PS: After the interview, Klingenberg said via email that the favorite book she read last year was Rubyfruit Jungle by Rita Mae Brown. Another nugget. (This book is legit on my nightstand right now, and because of Klingenberg’s endorsement it has moved to the top of the stack.)
Annie: What’s your favorite food?
Meghan: Okay, well sadly the first thing that came to my mind was french fries but there you go.
Annie: What’s the best movie that you saw last year?
Meghan: Shoot, I don’t even know. I can’t pick one. I’m not good with that. Books are better.
Annie: So what’s your favorite book that you read last year?
Meghan: OK. Shoot, shoot, shoot, shoot. I know exactly what I want to say. I’m just forgetting the name. (Turns to Richard Farley) Can I tell you and you tell her?
Annie: We’ll see each other tomorrow at basketball anyway. (Farley covered the Elite Eight for High Post Hoops!)
Meghan: Great. I write all the books down that I read, and last year I read something like 40 so it’s hard to remember.
Annie: When do you have the time?
Meghan: I don’t. I just do it when I’m like on the bus or whatever.
Annie: If there was one word to describe you what would it be?
Meghan: I think people would probably say feisty or competitive.
Annie: What’s the best piece of advice that you ever received?

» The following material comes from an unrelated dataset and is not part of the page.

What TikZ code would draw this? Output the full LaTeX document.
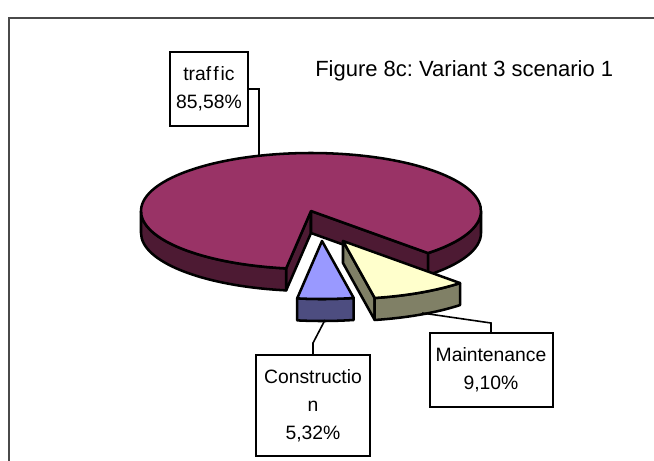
\documentclass[tikz,border=0pt]{standalone}
\usepackage{fontspec}
\setmainfont{Liberation Sans}
\frenchspacing
\definecolor{trafTop}{HTML}{993366}
\definecolor{trafSide}{HTML}{4D1A33}
\definecolor{consTop}{HTML}{9999FF}
\definecolor{consSide}{HTML}{4D4D80}
\definecolor{mainTop}{HTML}{FFFFCC}
\definecolor{mainSide}{HTML}{808066}
\definecolor{frameGray}{HTML}{4A4A4A}
\begin{document}
\begin{tikzpicture}[x=0.75pt,y=0.75pt,
  face/.style={draw=black,line width=1.9pt,line join=round},
  leader/.style={draw=black,line width=1.2pt},
  labelbox/.style={draw=black,line width=1.5pt,fill=white,align=center,
    inner sep=0pt,font=\fontsize{14.5}{21}\selectfont},
  title/.style={font=\fontsize{16.5}{20}\selectfont,inner sep=0pt},
  pie/.style={x radius=170,y radius=58}]
% page and chart frame
\useasboundingbox (0,0) rectangle (654,-461);
\clip (0,0) rectangle (654,-461);
\draw[frameGray,line width=1.2pt] (9,-470) -- (9,-18) -- (670,-18);

% ---- traffic slice (centre 311,-211), from -46.5 to 261.6 degrees, 22 deep
\filldraw[face,fill=trafSide] (311,-211) -- ++(261.6:170 and 58) -- ++(0,-22) -- (311,-233) -- cycle;
\filldraw[face,fill=trafSide] (311,-211) -- ++(-46.5:170 and 58) -- ++(0,-22) -- (311,-233) -- cycle;
\filldraw[face,fill=trafSide] (311,-211) ++(180:170 and 58)
  arc[pie,start angle=180,end angle=261.6] -- ++(0,-22)
  arc[pie,start angle=261.6,end angle=180] -- cycle;
\filldraw[face,fill=trafSide] (311,-211) ++(-46.5:170 and 58)
  arc[pie,start angle=-46.5,end angle=0] -- ++(0,-22)
  arc[pie,start angle=0,end angle=-46.5] -- cycle;
\filldraw[face,fill=trafTop] (311,-211) -- ++(-46.5:170 and 58)
  arc[pie,start angle=-46.5,end angle=261.6] -- cycle;
\coordinate (trafEdge) at (259,-156);

% ---- construction slice (centre 322,-241), from -98.4 to -79.25 degrees
\filldraw[face,fill=consSide] (322,-241) ++(-98.4:170 and 58)
  arc[pie,start angle=-98.4,end angle=-79.25] -- ++(0,-22)
  arc[pie,start angle=-79.25,end angle=-98.4] -- cycle;
\filldraw[face,fill=consTop] (322,-241) -- ++(-98.4:170 and 58)
  arc[pie,start angle=-98.4,end angle=-79.25] -- cycle;
\coordinate (consEdge) at (325,-320);

% ---- maintenance slice (centre 343,-241), from -79.25 to -46.5 degrees
\filldraw[face,fill=mainSide] (343,-241) -- ++(-79.25:170 and 58) -- ++(0,-22) -- (343,-263) -- cycle;
\filldraw[face,fill=mainSide] (343,-241) ++(-79.25:170 and 58)
  arc[pie,start angle=-79.25,end angle=-46.5] -- ++(0,-22)
  arc[pie,start angle=-46.5,end angle=-79.25] -- cycle;
\filldraw[face,fill=mainTop] (343,-241) -- ++(-79.25:170 and 58)
  arc[pie,start angle=-79.25,end angle=-46.5] -- cycle;
\coordinate (mainEdge) at (422,-313);

% ---- title
\node[title,anchor=base west] (ttl) at (315,-76) {Figure 8c: Variant 3 scenario 1};

% ---- data labels
\node[labelbox,text width=58,minimum width=58.5pt,minimum height=55.5pt]
  (trafBox) at (209,-89) {traf\kern1.5pt f\kern1.5pt ic\\85,58\%};
\node[labelbox,text width=80,minimum width=85.5pt,minimum height=75.75pt]
  (consBox) at (313,-405.5) {Constructio\\n\\5,32\%};
\node[labelbox,text width=90,minimum width=92.25pt,minimum height=55.5pt]
  (mainBox) at (491,-370) {Maintenance\\9,10\%};

% ---- leader lines
\draw[leader] (trafBox.east) -| (trafEdge);
\draw[leader] (consEdge) -- (313,-343) -- (consBox.north);
\draw[leader] (mainEdge) -- (491,-323) -- (mainBox.north);
\end{tikzpicture}
\end{document}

Meghan: I don’t think that I can remember a specific piece of advice that somebody gave to me. But, when it comes to like soccer or football, I always call Anson for advice. And I love it because he promises that he’ll always be honest with me. That’s all I want out of a coach is for them to be honest with me, constructively give me feedback. I mean he texts me after almost every game that he watches in the NWSL, which I think is pretty cool. And so I don’t think that I ever remember a piece of advice that he gives, but it’s just like always exactly what I need to hear. It’s not what sometimes what I want to hear but it’s always what I need to.